KM: Adina Sterling is Associate Professor of Organizational Behavior whose expertise centers on social networks with particular attention to labor markets. She has been honored with faculty fellowships for her research around labor markets, social networks, and hiring practices. In addition, in 2017 she was singled out by GSB PhD students for her distinguished service. Her research and areas of expertise have been featured in these recent ways: “Don’t Let Artificial Intelligence Pick Your Employees,” published in Insights by Stanford Business, 2/8/19; “How will artificial intelligence change hiring?” conversation sponsored by Stanford University’s Human-centered Artificial Intelligence (HAI), broadcast on SiriusXM 4/7/19; “State of the Union 2018: Social Networks,” presentation sponsored by Stanford Center on Poverty and Inequality, 5/2/18. And in the recent discourse on racial justice and inequality, her research from 2017 on the impact of referrals on promotions of minorities and women has gained resonance and renewed interest.
Glenn Kramon was honored last month by MBA and MSx students with the 2020 Distinguished Teaching Award. At the presentation event in early June, Dean Jonathan Levin remarked that Glenn is so invested in the success of his students in his “Winning Writing” classes that he managed to meet with every single one of them for a virtual coffee hour.
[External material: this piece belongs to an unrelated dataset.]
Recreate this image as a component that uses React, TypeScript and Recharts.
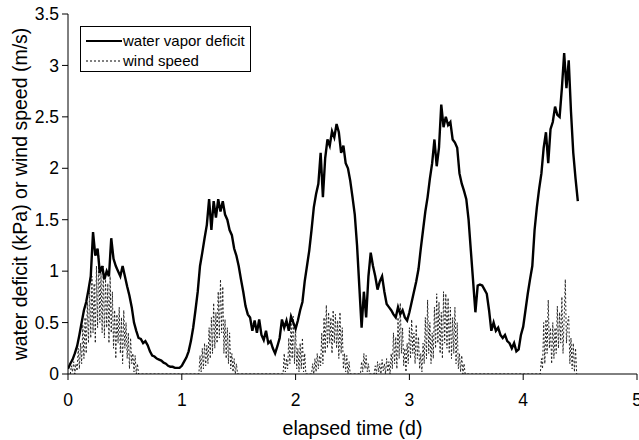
import { LineChart, Line, XAxis, YAxis, Legend } from "recharts";

// water vapor deficit (kPa), sampled every 0.02 d from t = 0
const VPD_STEP = 0.02;
const vpdValues = [
    0.05, 0.10, 0.14, 0.20, 0.27, 0.38, 0.50, 0.62, 0.70, 0.82,
    0.95, 1.38, 1.15, 1.22, 0.98, 1.05, 0.92, 1.00, 0.95, 1.32,
    1.12, 1.05, 1.00, 0.95, 1.05, 0.95, 0.85, 0.76, 0.65, 0.50,
    0.42, 0.35, 0.34, 0.30, 0.32, 0.28, 0.22, 0.18, 0.17, 0.15,
    0.14, 0.13, 0.11, 0.10, 0.08, 0.07, 0.07, 0.06, 0.06, 0.06,
    0.08, 0.12, 0.16, 0.22, 0.32, 0.45, 0.62, 0.80, 1.05, 1.18,
    1.32, 1.45, 1.70, 1.40, 1.68, 1.52, 1.70, 1.58, 1.68, 1.55,
    1.50, 1.40, 1.35, 1.22, 1.15, 1.05, 0.92, 0.80, 0.66, 0.58,
    0.55, 0.42, 0.52, 0.40, 0.53, 0.38, 0.33, 0.42, 0.30, 0.32,
    0.25, 0.20, 0.27, 0.35, 0.53, 0.45, 0.52, 0.42, 0.56, 0.50,
    0.44, 0.52, 0.62, 0.70, 0.90, 1.05, 1.20, 1.40, 1.62, 1.75,
    1.85, 2.15, 1.72, 2.10, 2.28, 2.22, 2.36, 2.30, 2.43, 2.35,
    2.15, 2.22, 2.05, 2.00, 1.88, 1.72, 1.55, 1.25, 0.85, 0.45,
    0.80, 0.55, 0.95, 1.18, 1.05, 0.95, 0.82, 0.90, 0.95, 0.80,
    0.68, 0.65, 0.62, 0.58, 0.55, 0.65, 0.58, 0.62, 0.55, 0.52,
    0.60, 0.70, 0.80, 0.90, 1.02, 1.22, 1.40, 1.58, 1.72, 1.90,
    2.05, 2.28, 2.02, 2.20, 2.62, 2.40, 2.50, 2.42, 2.45, 2.28,
    2.25, 2.20, 1.95, 1.85, 1.78, 1.70, 1.50, 1.20, 0.90, 0.60,
    0.86, 0.87, 0.86, 0.82, 0.78, 0.62, 0.42, 0.50, 0.42, 0.45,
    0.38, 0.35, 0.38, 0.32, 0.30, 0.25, 0.30, 0.22, 0.24,
    0.38, 0.46, 0.62, 0.78, 0.92, 1.05, 1.40, 1.62, 1.80, 1.95,
    2.20, 2.35, 2.05, 2.38, 2.45, 2.60, 2.52, 2.50, 2.78, 3.12,
    2.78, 3.05, 2.55, 2.15, 1.90, 1.68,
];

// wind speed (m/s): gusty bursts, each sampled every 0.01 d from its start time
const WIND_STEP = 0.01;
const windStarts = [0.02, 1.15, 1.89, 2.14, 2.57, 2.69, 4.15];
const windDay0 = [
    0.00, 0.08, 0.02, 0.12, 0.00, 0.10, 0.03, 0.25, 0.05, 0.30,
    0.10, 0.48, 0.15, 0.55, 0.20, 0.70, 0.30, 0.85, 0.35, 0.95,
    0.40, 0.88, 0.30, 1.05, 0.45, 1.15, 0.50, 0.98, 0.40, 1.05,
    0.35, 0.92, 0.45, 0.88, 0.30, 0.95, 0.40, 0.80, 0.25, 0.62,
    0.15, 0.58, 0.30, 0.65, 0.20, 0.55, 0.10, 0.62, 0.25, 0.50,
    0.15, 0.40, 0.05, 0.35, 0.10, 0.20, 0.02, 0.18, 0.00, 0.10,
    0.00,
];
const windDay1 = [
    0.00, 0.18, 0.02, 0.25, 0.05, 0.30, 0.08, 0.28, 0.10, 0.45,
    0.15, 0.55, 0.20, 0.69, 0.25, 0.60, 0.30, 0.80, 0.35, 0.92,
    0.40, 0.85, 0.20, 0.53, 0.15, 0.45, 0.10, 0.40, 0.05, 0.20,
    0.02, 0.15, 0.00, 0.10, 0.00,
];
const windDay2a = [
    0.00, 0.20, 0.02, 0.15, 0.05, 0.35, 0.10, 0.50, 0.15, 0.56,
    0.10, 0.45, 0.05, 0.25, 0.02, 0.30, 0.05, 0.35, 0.02, 0.20,
    0.00, 0.00,
];
const windDay2b = [
    0.00, 0.10, 0.00, 0.15, 0.02, 0.20, 0.05, 0.18, 0.08, 0.40,
    0.10, 0.55, 0.20, 0.67, 0.25, 0.60, 0.30, 0.55, 0.20, 0.62,
    0.30, 0.58, 0.25, 0.52, 0.15, 0.60, 0.20, 0.45, 0.05, 0.20,
    0.02, 0.18, 0.00, 0.12, 0.00,
];
const windDay2c = [0.00, 0.12, 0.02, 0.20, 0.05, 0.18, 0.02, 0.10, 0.00];
const windDay3 = [
    0.00, 0.08, 0.00, 0.12, 0.02, 0.10, 0.00, 0.14, 0.03, 0.10,
    0.00, 0.15, 0.02, 0.12, 0.00, 0.20, 0.05, 0.40, 0.10, 0.36,
    0.05, 0.55, 0.15, 0.69, 0.20, 0.45, 0.08, 0.25, 0.02, 0.30,
    0.10, 0.45, 0.15, 0.53, 0.20, 0.40, 0.10, 0.48, 0.15, 0.36,
    0.05, 0.20, 0.02, 0.30, 0.10, 0.55, 0.15, 0.72, 0.20, 0.50,
    0.10, 0.40, 0.15, 0.65, 0.25, 0.78, 0.30, 0.70, 0.20, 0.60,
    0.15, 0.80, 0.30, 0.78, 0.25, 0.74, 0.20, 0.65, 0.15, 0.55,
    0.20, 0.65, 0.10, 0.50, 0.05, 0.20, 0.02, 0.18, 0.00, 0.10,
    0.00,
];
const windDay4 = [
    0.00, 0.15, 0.05, 0.50, 0.10, 0.53, 0.20, 0.72, 0.25, 0.45,
    0.10, 0.50, 0.15, 0.45, 0.20, 0.66, 0.25, 0.60, 0.30, 0.75,
    0.20, 0.55, 0.92, 0.30, 0.50, 0.56, 0.10, 0.35, 0.05, 0.30,
    0.02, 0.25, 0.00,
];
const windBursts = [windDay0, windDay1, windDay2a, windDay2b, windDay2c, windDay3, windDay4];

const xTicks = [0, 1, 2, 3, 4, 5];
const yTicks = [0, 0.5, 1, 1.5, 2, 2.5, 3, 3.5];

const vpdData = vpdValues.map((v, i) => ({ t: +(i * VPD_STEP).toFixed(2), v }));
const windData = windBursts.flatMap((burst, b) =>
    burst.map((w, i) => ({ t: +(windStarts[b] + i * WIND_STEP).toFixed(2), w }))
);

const FONT = "'Liberation Sans', Arial, sans-serif";

function LegendBox() {
    const row = { display: "flex", alignItems: "center", height: 20 };
    return (
        <div
            style={{
                width: 171,
                height: 46,
                boxSizing: "border-box",
                border: "1px solid #000",
                background: "#fff",
                paddingTop: 4,
                fontFamily: FONT,
                fontSize: 15,
                color: "#000",
                lineHeight: "20px",
            }}
        >
            <div style={row}>
                <svg width={36} height={4} style={{ marginLeft: 5 }}>
                    <line x1={0} y1={2} x2={36} y2={2} stroke="#000" strokeWidth={2} />
                </svg>
                <span style={{ marginLeft: 1 }}>water vapor deficit</span>
            </div>
            <div style={row}>
                <svg width={36} height={4} style={{ marginLeft: 5 }}>
                    <line x1={0} y1={2} x2={36} y2={2} stroke="#000" strokeWidth={1} strokeDasharray="2 2" />
                </svg>
                <span style={{ marginLeft: 1 }}>wind speed</span>
            </div>
        </div>
    );
}

export default function App() {
    const tick = { fontSize: 17.5, fill: "#000", fontFamily: FONT };
    return (
        <div style={{ position: "absolute", left: 0, top: 0, width: 639, height: 440, background: "#fff", fontFamily: FONT }}>
            <LineChart width={639} height={440} margin={{ top: 14, right: 2, left: 0, bottom: 0 }}>
                <XAxis
                    dataKey="t"
                    type="number"
                    domain={[0, 5]}
                    ticks={xTicks}
                    interval={0}
                    height={66}
                    tick={tick}
                    tickSize={6}
                    tickMargin={14}
                    stroke="#000"
                    allowDataOverflow
                    label={{ value: "elapsed time (d)", position: "center", dy: 21, style: { fontSize: 19.5, fill: "#000", fontFamily: FONT } }}
                />
                <XAxis xAxisId="top" orientation="top" type="number" domain={[0, 5]} height={0} tick={false} tickLine={false} stroke="#333" />
                <YAxis
                    type="number"
                    domain={[0, 3.5]}
                    ticks={yTicks}
                    interval={0}
                    width={68}
                    tick={tick}
                    tickSize={6}
                    tickMargin={3}
                    stroke="#000"
                    allowDataOverflow
                    label={{ value: "water deficit (kPa) or wind speed (m/s)", angle: -90, position: "center", dx: -14, style: { fontSize: 19.5, fill: "#000", fontFamily: FONT } }}
                />
                <YAxis yAxisId="right" orientation="right" type="number" domain={[0, 3.5]} width={0} tick={false} tickLine={false} stroke="#333" />
                <Legend
                    layout="vertical"
                    align="center"
                    verticalAlign="middle"
                    content={() => <LegendBox />}
                    wrapperStyle={{ left: 80, top: 26, width: 171, height: 46 }}
                />
                <Line
                    data={windData}
                    dataKey="w"
                    name="wind speed"
                    type="linear"
                    stroke="#222"
                    strokeWidth={1}
                    strokeDasharray="2 2"
                    dot={false}
                    activeDot={false}
                    isAnimationActive={false}
                />
                <Line
                    data={vpdData}
                    dataKey="v"
                    name="water vapor deficit"
                    type="linear"
                    stroke="#000"
                    strokeWidth={2.4}
                    dot={false}
                    activeDot={false}
                    isAnimationActive={false}
                />
            </LineChart>
        </div>
    );
}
A student member of the selection committee agreed and said, “I think about 150 students in the Class of 2020 think they’re Glenn’s best friend.” In the past five years his students have published three dozen op eds in such publications as the New York Times and the Wall Street Journal. A 10-time winner of the Pulitzer Prize out of 25 nominations, he said “I gotta say, this award means more to me than any of those Pulitzers.”
CA: Anything else you’d like to highlight about your MBA program or admissions process?
KM: Do not take yourself out of the running because you believe you do not have the “right” profile. There is no right profile. We are looking for individuals who aspire to change lives, change organizations, and maybe even change the world. If you have ever developed a new insight, taken initiative, persisted through a tough challenge, or invested in the growth of others, tell us. We want to know.